HARRISBURG - Gov. Rendell is proposing to allow an additional 30,000 seniors to enroll in the state's prescription-drug program for older residents, a move called essential to helping them survive the difficult economic times.
Rendell said yesterday that he is working with House Democrats to push through legislation that would raise the current income eligibility limits for seniors to qualify for the state's popular PACENET program.
The governor said the expansion should be "a slam-dunk," since it won't cost taxpayers a dime. He intends to fund it solely by cost-saving moves within the program.
"Just because we're facing a crisis, that's not the time to turn our back on people," Rendell said yesterday at a Capitol news conference. "Rather, that's the time to help people to the extent we can."
Rendell's proposal would increase the PACENET income limits for single seniors from $23,500 to $30,000 and for married couples from $31,500 to $40,000.
If approved by the legislature, it would allow an additional 30,000 people to join the program, which now covers about 220,000 people 65 and older.
The proposal would also increase the amount the state pays to pharmacies when they fill out PACENET prescriptions: from $4 to $7 for brand-name drugs and from $4 to $12 for generic medications.
Rendell said he would pay for the expansion of the program - funded by the Pennsylvania Lottery - by requiring pharmaceutical companies to give the state the same drug rebates that it gives to the federal government's Medicaid program. The state, which Rendell said is the nation's fourth-largest buyer of prescription drugs, would also begin compensating pharmacies for medications based on the price they actually paid for them, rather than the manufacturer's suggested retail price.
Those changes would help generate roughly $60 million in savings, enough to cover the new enrollees, he said.
Rendell said he wants the legislature to approve the proposed expansion before it breaks for the summer.
House Minority Leader Sam Smith said yesterday that he is skeptical of the notion that the program could be expanded so greatly without the state paying more.

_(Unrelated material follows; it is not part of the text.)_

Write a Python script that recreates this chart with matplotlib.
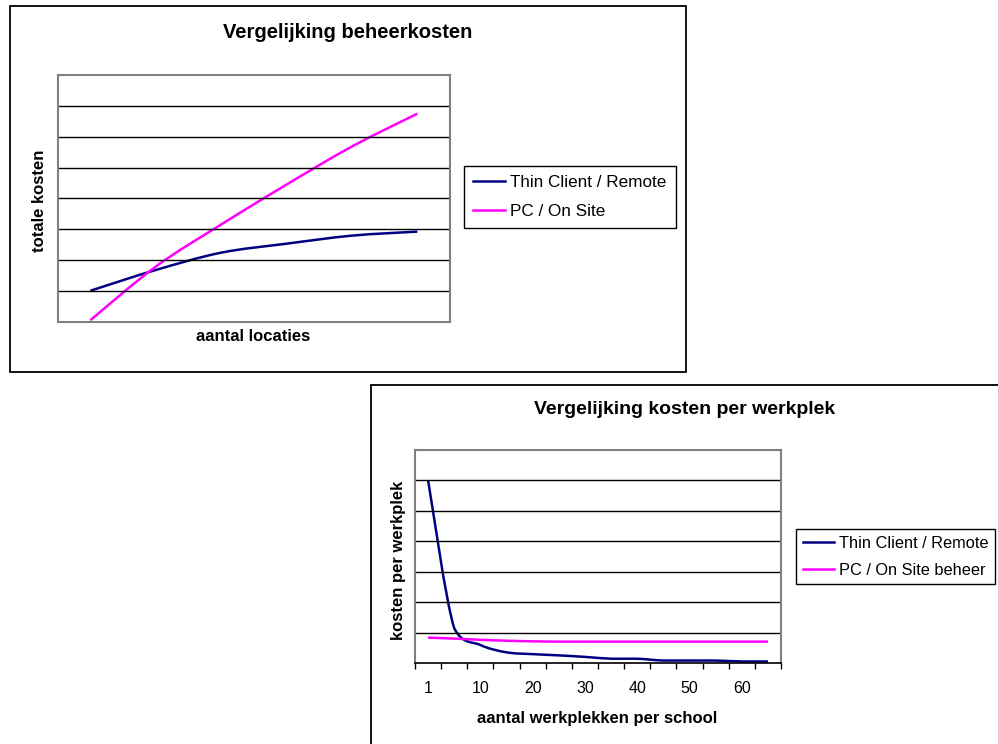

"That kind of falls into the category that if it's too good to be true, you really ought to think twice about it," said Smith (R., Jefferson). "I'm a little suspect that there is a tooth fairy out there willing to just give out more prescriptions that don't cost anybody anything."
Erik Arneson, spokesman for Senate Majority Leader Dominic Pileggi (R., Delaware), said, "We understand the claim that there will be savings, but we are very concerned about the stability of the lottery fund.
"It would be imprudent to move forward without thoroughly analyzing the potential long-term impact," he added.
House Majority Leader Todd Eachus (D., Luzerne) said yesterday that the expansion was needed because more seniors are being forced to go back to work to make ends meet during the recession, but that extra income has made many of them ineligible to continue participating in PACENET.
"This is an advance during very difficult times to address very difficult issues," said Eachus, who has spearheaded similar health measures in the past.
Jean Rummel, 72, and her husband were among those who were suddenly knocked out of PACENET - about six months ago - because, they were told, they earned just $100 over the upper income limit.
Rummel, who lives outside Harrisburg, said her husband is a diabetic and takes seven medications. Just one of those drugs now costs him $76 monthly, compared with the less than $10 he used to pay when they were in PACENET.
"It really helped us out in the past," she said. "It would be great to be back in the program."
Enrollees pay about $25 a month to be part of PACENET, which allows them to pay $8 for generic and $15 for brand-name prescriptions.
Over the last year, the state has turned down about 8,000 people who wanted to join PACENET but made too much money, said Tom Snedden, who runs the program.
Overall, they pay about 15 percent of the cost of their annual drug bills, compared with Medicare Part D enrollees, who pay about 50 percent, he added.
The state chapter of AARP lauded the idea.
Ray Landis, advocacy manager for AARP Pennsylvania, said it targets a group of seniors who are finding that their incomes aren't the same as just a year or two ago. Their retirement investments have gone sour and many have taken part-time work to pay for their medications or to afford the more expensive Medicare Part D program, Landis said.
"The money they have put away is not there anymore," he said. "This will allow more people to take advantage of the best assistance drug program in the United States."
Gov. Rendell yesterday updated reporters on negotiations over the fiscal 2009-10 budget.
The governor said he remained committed to doing everything possible to enact a balanced budget without increasing the personal income tax. But he said he couldn't rule the option out, given revenue figures putting the projected state deficit at $3.2 billion.
"At this stage, given what has happened, nothing is off the table. Everything has to be looked at," he said. "We will do what is necessary. There is no silver bullet. There is no rabbit to pull out of a hat."